Meskipun Pak Dirman dalam kondisi sakit parah, tetapi karena kondisi negara membutuhkan Pak Dirman ya tetap berangkat, berjuang, walaupun sudah dihalang-halangi .
Dengan tegas Pak Dirman berkata, "Tidak bisa karena Belanda sudah berulang-ulang ingkar janji. Kalau kita dijajah, tidak bisa apa-apa lagi. Ini mumpung kita masih bisa bergerak. Makanya waktu itu Presiden Soekarno berkata, Pak Dirman kan dalam kondisi sakit, kok mau mempimpin perang gerilya? Lalu pak Dirman menjawab, "Yang sakit itu Soedirman sedangkan Panglima Besar tidak pernah sakit. Oleh karena itu saya minta ijin Panglima tertinggi untuk memimpin perang gerilya. Jika panglima tertinggi tidak berkenan memimpin perang gerilya, saya bertanggungjawab dengan jabatan saya," cerita Teguh.

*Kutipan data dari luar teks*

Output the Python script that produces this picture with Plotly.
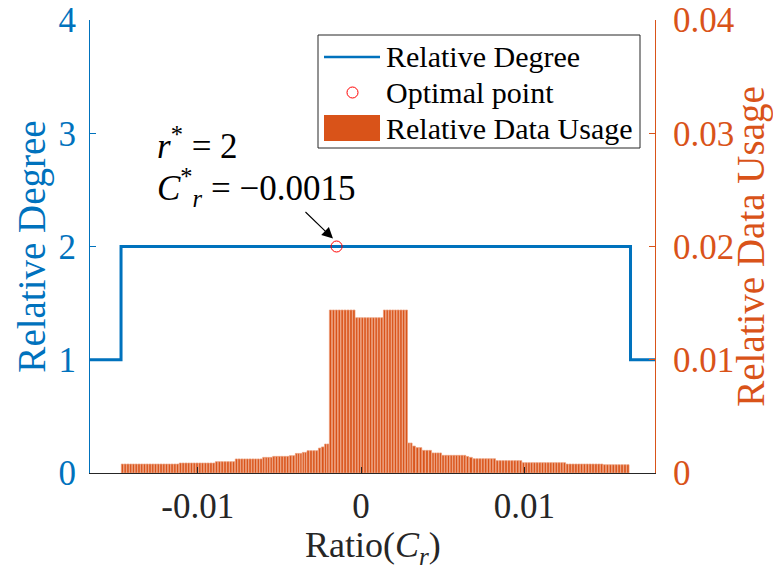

Menurut Teguh, tanggungjawab Pak Dirman sebagai sebagai pemimpin yang meskipun sakit tetap berjuang dan negara tidak punya uang, mengorbankan keluarganya, berjuang pakai uang sakunya sendiri demi bangsa dan negara dan apa yang dicita-citakan yakni tidak ingin Indonesia dijajah lagi. Selain itu, kata Teguh menambahkan, Pak dirman selalu menghargai, memperhatian dan menerima usulan atau pendapat anak buah maupun orang lain.
Setelah ditampung usulan anak buah atau orang lain, Pak Dirman yang menentukan dan memilih mana yang bisa dipakai. Teguh mengungkapkan, ayahnya pernah berkata kepada ibundanya, meski pendapat itu misalnya dari tukang sapu sekalipun, tetapi baik dan bisa untuk mempertahankan Indonesia mengapa tidak kterima.
"Karena sebagai seorang pimpinan bisa menentukan mana yang baik dan buruk. Tentara yang pernah ikut Pak Dirman menganggap putra-putri Pak Dirman seperti adiknya, karena mereka merasa sebagai putra Pak Dirman juga. Tetapi apakah sekarang diterapkan oleh para pimpinan?", tanyanya.
"Saya sering menangis sendiri, kok seperti itu ya kebanyakan pemimpin sekarang butuh menangnya sendiri untuk kepentingan sendiri. Saya rasa kalau semua menerapkan seperti yang diarahkan Pak Dirman negara ini bisa aman tenteran, semua bisa menghargai dan menerima pendapat orang, kecuali kalau ada yang nyleneh misalnya dalam agama, harus kita peringatkan dan kembalikan ke relnya," ungkap Teguh yang mengaku tidak punya rumah dan sekarang tinggal bersama kakaknya di rumah tabon (red. rumah keluarga besar yang dulu ditinggali ibunya).